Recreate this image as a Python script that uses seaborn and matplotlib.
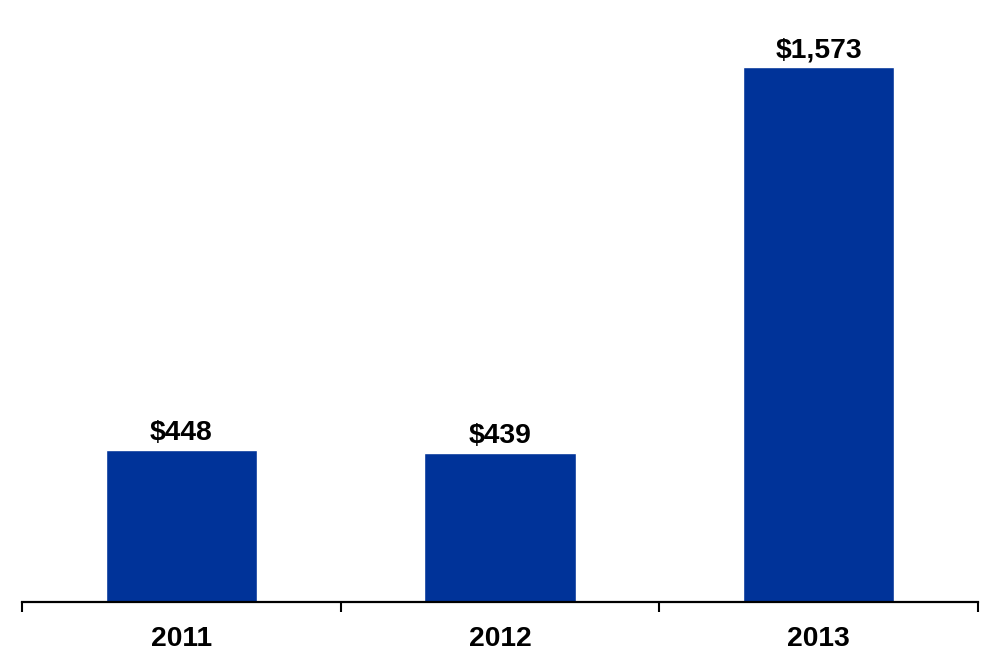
import matplotlib.pyplot as plt
import seaborn as sns
import pandas as pd
from matplotlib.ticker import FixedLocator

sns.set_theme(style="white")
plt.rcParams['font.family'] = ['Liberation Sans', 'DejaVu Sans']

# --- Data ---
years = ['2011', '2012', '2013']
values = [448, 439, 1573]
bar_labels = ['$448', '$439', '$1,573']

df = pd.DataFrame({'Year': years, 'Value': values})

fig = plt.figure(figsize=(10.01, 6.68), dpi=100)
ax = fig.add_axes([22 / 1001, (668 - 602) / 668, 956 / 1001, 602 / 668])

sns.barplot(data=df, x='Year', y='Value', ax=ax, color='#003399',
            saturation=1, width=0.475, errorbar=None)

ax.set_xlim(-0.5, 2.5)
ax.set_ylim(0, max(values) * 602 / 535)

for p, lab in zip(ax.patches, bar_labels):
    ax.annotate(lab, (p.get_x() + p.get_width() / 2, p.get_height()),
                xytext=(0, 2.5), textcoords='offset points',
                ha='center', va='bottom', fontsize=20.3, fontweight='bold',
                color='black')

# Axis styling
for side in ['top', 'right', 'left']:
    ax.spines[side].set_visible(False)
ax.spines['bottom'].set_color('black')
ax.spines['bottom'].set_linewidth(1.6)
ax.set_yticks([])
ax.set_xlabel('')
ax.set_ylabel('')

# boundary ticks (major) and centered labels (minor)
ax.xaxis.set_major_locator(FixedLocator([-0.5, 0.5, 1.5, 2.5]))
ax.set_xticklabels([])
ax.xaxis.set_minor_locator(FixedLocator([0, 1, 2]))
ax.set_xticklabels(years, minor=True, fontsize=20.3, fontweight='bold')
ax.tick_params(axis='x', which='major', direction='out', length=7,
               width=1.5, color='black', bottom=True)
ax.tick_params(axis='x', which='minor', length=0, pad=17.5, colors='black')

fig.savefig('out.png', dpi=100, facecolor='white')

++++++++

■ Your goal ■
Return all lines containing "matplotlib".

■ Response to the exercise ■
Recreate this image as a Python script that uses seaborn and matplotlib.
import matplotlib.pyplot as plt
from matplotlib.ticker import FixedLocator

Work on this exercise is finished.